# Baking wooden toys in the oven



## jempula (Feb 16, 2021)

Hello again!

I know this is very closely related to my other question but since it has been many days, I just wanted to make a separate post for this! So I'm planning on "baking" my wooden toys in the oven just to sanitize them before putting them in the cage (also YAY for us, we already have the Double Critter Nation for our future rats!!). I will mostly do this because I have a natural cork wood log so I just want to be safe and just thought to put my other wooden toys/hides/bridges in as well just in case! 

So the question is, what temperature would be good and safe (don't want to burn down my kitchen or the toys) and for how long should I bake them?
We have a very normal oven (this is kinda hard though because I'm not sure if other countries' normal is different from ours), so no gas or whatever, just a normal heating oven.. I don't know 😅 

I saw a video where wooden toys were baked for 30min in around 93 °C (or around 200 °F) but that seems a bit high for me so I looked into it more and then saw a suggestion of around 65 °C (or around 150 °F) for 2 hours.


----------



## VivDaRatLuver (Dec 26, 2020)

I put my oven at 150 degrees F for 2 hours. This works well and nothing gets burnt.


----------



## VivDaRatLuver (Dec 26, 2020)

Also, don't use convection!


----------



## _dizzy_ (Mar 28, 2018)

I bake branches for my snakes all the time at 200° F for 30-45 minutes after giving them a good scrubbing and have never had an issue with burning. It might be because they're wet when I put them in. I have an electric baking oven(which can second as a house heater XD), which is what I think you're talking about. You can look on info for cleaning and sanitizing wood naturally on reptile forums and such.


----------



## jempula (Feb 16, 2021)

VivDaRatLuver said:


> I put my oven at 150 degrees F for 2 hours. This works well and nothing gets burnt.


Okay thank you! Do you put them in the oven wet or dry?


----------



## jempula (Feb 16, 2021)

_dizzy_ said:


> I bake branches for my snakes all the time at 200° F for 30-45 minutes after giving them a good scrubbing and have never had an issue with burning. It might be because they're wet when I put them in. I have an electric baking oven(which can second as a house heater XD), which is what I think you're talking about. You can look on info for cleaning and sanitizing wood naturally on reptile forums and such.

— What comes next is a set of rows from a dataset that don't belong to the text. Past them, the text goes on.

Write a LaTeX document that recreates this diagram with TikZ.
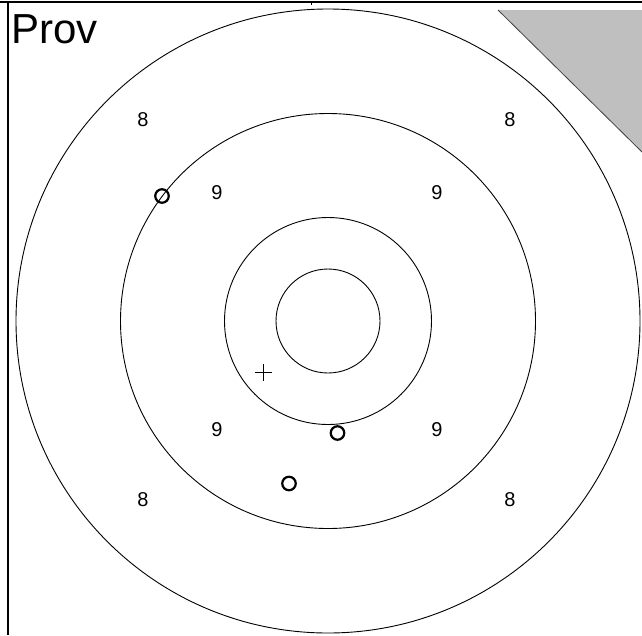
\documentclass[tikz,border=0pt]{standalone}
\usepackage{fontspec}
\setmainfont{Liberation Sans}
\definecolor{cornergray}{gray}{0.75}

\begin{document}
\begin{tikzpicture}[
  x=1pt, y=-1pt,
  frame/.style={draw=black, line width=1.4pt},
  ring/.style={draw=black, line width=0.9pt},
  score/.style={font=\fontsize{20}{20}\selectfont, inner sep=0pt},
  shot/.style={circle, draw=black, line width=2.2pt, minimum size=13.5pt, inner sep=0pt},
  aim/.style={draw=black, line width=1pt}
]
\useasboundingbox (0,0) rectangle (642,635);
% frame and corner
\draw[frame] (0,2) -- (642,2);
\draw[frame] (8,2) -- (8,635);
\draw[line width=1pt] (311,2) -- (311,4.5);
\fill[cornergray] (498,10) -- (642,10) -- (642,152) -- cycle;
\draw[black!75, line width=0.8pt] (498,10) -- (642,152);
\node[anchor=base west, inner sep=0pt, font=\fontsize{42}{42}\selectfont] (title) at (11,43) {Prov};
% rings
\coordinate (centre) at (328,321);
\draw[ring] (centre) circle[radius=312pt];
\draw[ring] (centre) circle[radius=207.5pt];
\draw[ring] (centre) circle[radius=103.5pt];
\draw[ring] (centre) circle[radius=52pt];
% ring values
\node[score] (eightnw) at (143,120) {8};
\node[score] (eightne) at (510,120) {8};
\node[score] (eightsw) at (143,500) {8};
\node[score] (eightse) at (510,500) {8};
\node[score] (ninenw) at (217,193) {9};
\node[score] (ninene) at (437,193) {9};
\node[score] (ninesw) at (217,430) {9};
\node[score] (ninese) at (437,430) {9};
% shots
\node[shot] (shota) at (162,196) {};
\node[shot] (shotb) at (337.5,433) {};
\node[shot] (shotc) at (289,483.5) {};
\coordinate (mean) at (263,372);
\draw[aim] ([xshift=-8.5pt]mean) -- ([xshift=8.5pt]mean);
\draw[aim] ([yshift=-8.5pt]mean) -- ([yshift=8.5pt]mean);
\end{tikzpicture}
\end{document}
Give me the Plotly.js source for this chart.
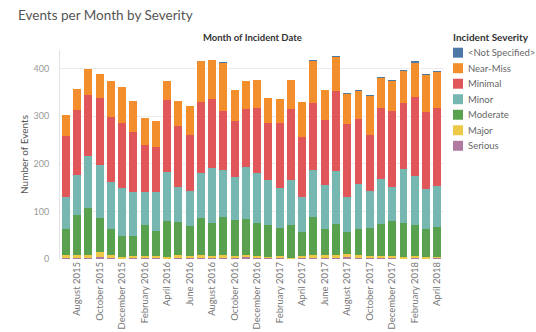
<!DOCTYPE html>
<html>
<head>
<meta charset="utf-8">
<script src="https://cdn.plot.ly/plotly-3.0.1.min.js"></script>
<style>html,body{margin:0;padding:0;background:#fff;}#chart{width:536px;height:332px;}</style>
</head>
<body>
<div id="chart"></div>
<script>
const months = ['July 2015','August 2015','September 2015','October 2015','November 2015','December 2015',
  'January 2016','February 2016','March 2016','April 2016','May 2016','June 2016','July 2016','August 2016',
  'September 2016','October 2016','November 2016','December 2016','January 2017','February 2017','March 2017',
  'April 2017','May 2017','June 2017','July 2017','August 2017','September 2017','October 2017','November 2017',
  'December 2017','January 2018','February 2018','March 2018','April 2018'];
const tickLabels = ['August 2015','October 2015','December 2015','February 2016','April 2016','June 2016',
  'August 2016','October 2016','December 2016','February 2017','April 2017','June 2017','August 2017',
  'October 2017','December 2017','February 2018','April 2018'];

const notSpecified = [0,0,0,0,0,0,0,0,0,0,0,0,0,0,2,0,0,0,0,0,0,0,2,1,3,3,3,1,3,3,3,3,3,2];
const nearMiss = [44,44,54,49,74,77,65,56,54,40,51,61,86,82,102,65,58,59,53,51,61,73,88,63,72,62,58,83,62,63,67,72,78,75];
const minimal  = [128,136,128,142,137,135,125,99,94,151,128,119,149,145,123,116,122,137,120,136,149,125,141,135,167,153,138,117,150,159,138,166,162,164];
const minor    = [68,84,110,111,99,101,92,69,83,102,75,73,94,115,99,92,109,104,93,84,94,74,98,93,112,75,94,77,94,72,113,102,83,86];
const moderate = [54,84,98,72,55,45,43,65,52,76,69,62,77,69,79,75,75,69,67,58,69,50,80,55,65,46,54,60,67,72,72,66,59,62];
const major    = [6,6,7,10,5,3,4,5,4,3,5,5,6,5,6,4,5,4,3,5,2,5,6,6,5,6,7,4,5,5,3,4,3,3];
const serious  = [3,3,2,4,3,1,2,2,2,1,3,2,3,2,3,2,4,3,2,2,1,2,2,2,3,4,2,2,2,2,1,2,1,2];

const severityNames = ['<Not Specified>','Near-Miss','Minimal','Minor','Moderate','Major','Serious'];
const severityColors = ['#4e79a7','#f28e2b','#e15759','#76b7b2','#59a14f','#edc948','#b07aa1'];
const severityValues = [notSpecified, nearMiss, minimal, minor, moderate, major, serious];

const FONT = 'Lato, "Open Sans", sans-serif';
const esc = s => s.replace('<','&lt;').replace('>','&gt;');

// stack from bottom: Serious ... Not Specified
const traces = [];
for (let i = severityNames.length - 1; i >= 0; i--) {
  traces.push({
    type: 'bar', name: severityNames[i], x: months, y: severityValues[i],
    marker: {color: severityColors[i], line: {width: 0}},
    hovertemplate: '%{x}<br>' + esc(severityNames[i]) + ': %{y}<extra></extra>'
  });
}

// pixel geometry of plot area
const L = 60, R = 92, T = 50, B = 72.5, W = 536, H = 332;
const pw = W - L - R, ph = H - T - B;
const px2x = p => (p - L) / pw;
const py2y = p => (H - B - p) / ph;

const annotations = [
  {text: 'Month of Incident Date', xref: 'paper', yref: 'paper', x: 0.5, y: py2y(37.5),
   xanchor: 'center', yanchor: 'middle', showarrow: false,
   font: {family: FONT, size: 9.5, color: '#333', weight: 'bold'}},
  {text: 'Incident Severity', xref: 'paper', yref: 'paper', x: px2x(451), y: py2y(37.3),
   xanchor: 'left', yanchor: 'middle', showarrow: false,
   font: {family: FONT, size: 10, color: '#333', weight: 'bold'}}
];
const shapes = [];
severityNames.forEach((name, i) => {
  const cy = 52.7 + i * 15.55;
  shapes.push({type: 'rect', xref: 'paper', yref: 'paper',
    x0: px2x(453), x1: px2x(463), y0: py2y(cy - 5), y1: py2y(cy + 5),
    fillcolor: severityColors[i], line: {width: 0}});
  annotations.push({text: esc(name), xref: 'paper', yref: 'paper',
    x: px2x(466), y: py2y(cy), xanchor: 'left', yanchor: 'middle', showarrow: false,
    font: {family: FONT, size: 9.5, color: '#666'}});
});

const layout = {
  width: W, height: H,
  margin: {l: L, r: R, t: T, b: B, pad: 0},
  paper_bgcolor: '#fff', plot_bgcolor: '#fff',
  barmode: 'stack', bargap: 0.29,
  showlegend: false,
  title: {text: 'Events per Month by Severity', xref: 'container', yref: 'container',
    x: 18 / W, xanchor: 'left', y: 1 - 15 / H, yanchor: 'middle',
    font: {family: FONT, size: 13.5, color: '#555'}},
  xaxis: {type: 'category', range: [-0.53, 33.6], tickmode: 'array', tickvals: tickLabels, ticktext: tickLabels,
    tickangle: -90, ticks: '', showgrid: false, zeroline: false, showline: false,
    tickfont: {family: FONT, size: 9.5, color: '#777'}, automargin: false},
  yaxis: {range: [0, 439], tickvals: [0, 100, 200, 300, 400], ticks: '', ticklabelstandoff: 8,
    showgrid: true, gridcolor: '#ececec', gridwidth: 1, zeroline: false,
    showline: true, linecolor: '#e2e2e2', linewidth: 1,
    title: {text: 'Number of Events', standoff: 3, font: {family: FONT, size: 10, color: '#555'}},
    tickfont: {family: FONT, size: 9, color: '#999'}, automargin: false},
  annotations: annotations,
  shapes: shapes,
  font: {family: FONT}
};

Plotly.newPlot('chart', traces, layout, {displayModeBar: false, staticPlot: true});
</script>
</body>
</html>
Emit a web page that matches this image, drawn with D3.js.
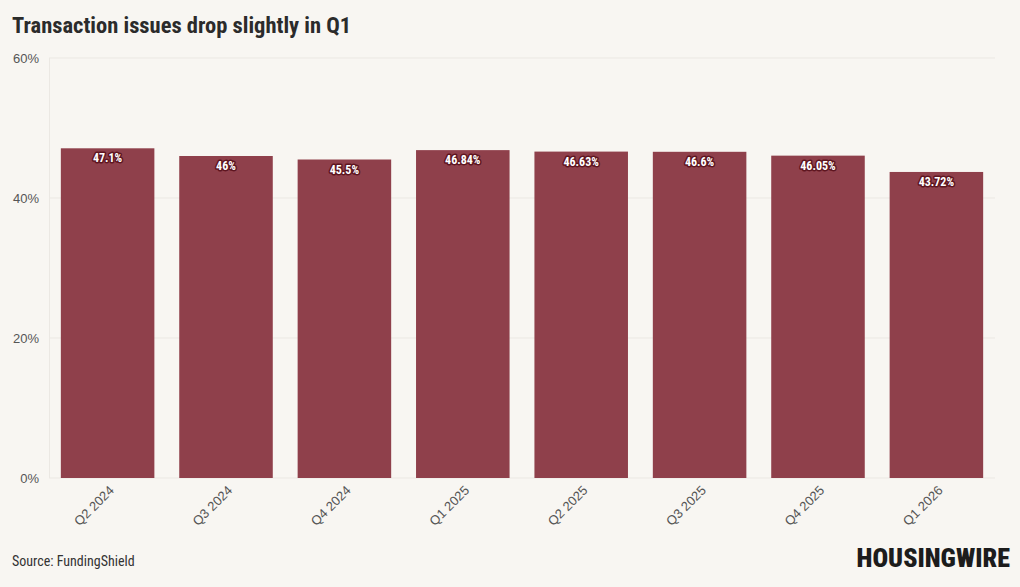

Okay this is good to hear too! Thank you!


----------



## VivDaRatLuver (Dec 26, 2020)

They are damp. I wash them off with hot water and soap then let them dry a little bit before I put them in the oven. So they aren't soaking wet but they aren't completely dry.


----------



## jempula (Feb 16, 2021)

VivDaRatLuver said:


> They are damp. I wash them off with hot water and soap then let them dry a little bit before I put them in the oven. So they aren't soaking wet but they aren't completely dry.


Okay perrrfect! 😊


----------